# too intelligent for ...



## novice_81

Hello

Sometimes when we hear about people who have nervous breakdowns or commit suicide we say that they​were “*too intelligent for their own good*” or that they “*thought too much*.”

--- Does it just mean: "byli zbyt inteligentni jak na siebie" and "za dużo myśleli"?


----------



## NotNow

Yes, that's exactly what they mean.


----------



## Thomas1

Hello, Novice,

Not sure if you're looking for a translation or an explanation, but I understand it to mean that someone who's very knowledgeable may actually be hazardous to themselves, i.e. such a person may become a conceited know-it all and people usually don't like such individuals, so these "too intelligent for their own good" might harm themselves for example by damaging their own reputation etc.


----------



## novice_81

OK, thanks. I thought that "too intelligent for one's own good" is some English idiom.


----------



## novice_81

Thomas1 said:


> Hello, Novice,
> 
> Not sure if you're looking for a translation or an explanation


 
Translation , but explanation is also fine


----------



## Thomas1

I see, could you please give us sentence(s) in which you found the expressions?


----------



## novice_81

Hi

What I've quoted in the first post is all I have


----------



## Thomas1

Oh sorry, I thought it was your description. 

Let me give it a try then:


> Sometimes when we hear about people who have nervous breakdowns or commit suicide we say that they​ were “*too intelligent for their own good*” or that they “*thought too much*.”

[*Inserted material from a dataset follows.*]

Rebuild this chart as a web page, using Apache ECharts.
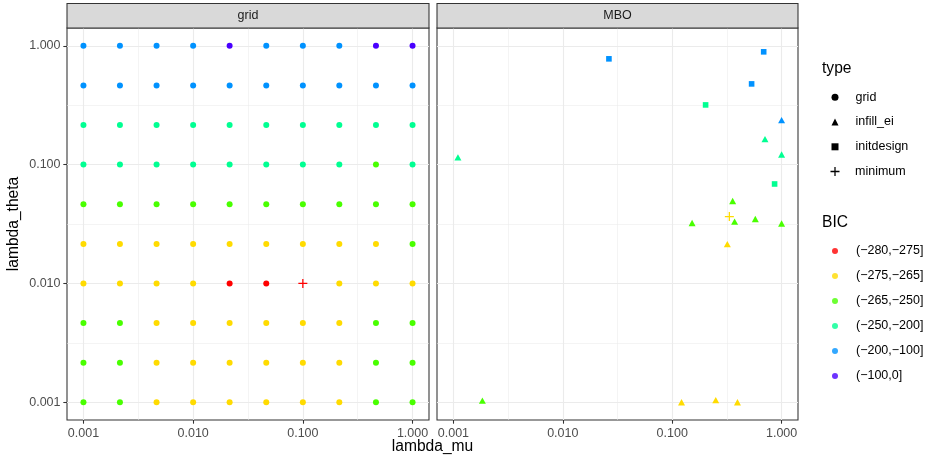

Czasami słyszy się o ludziach, którzy przeszli załamanie nerwowe, albo którzy popełnili samobójstwo, (komentarze (typu)) że _inteligencja nie przysłużyła się ich dobru_, albo że za dużo myśleli.
inteligencja nie przysłużyła się im
bystrość umysłu nie wyszła im na dobre
inteligencja nie wyszła im na zdrowie


----------



## novice_81

I see. Thanks a lot!


----------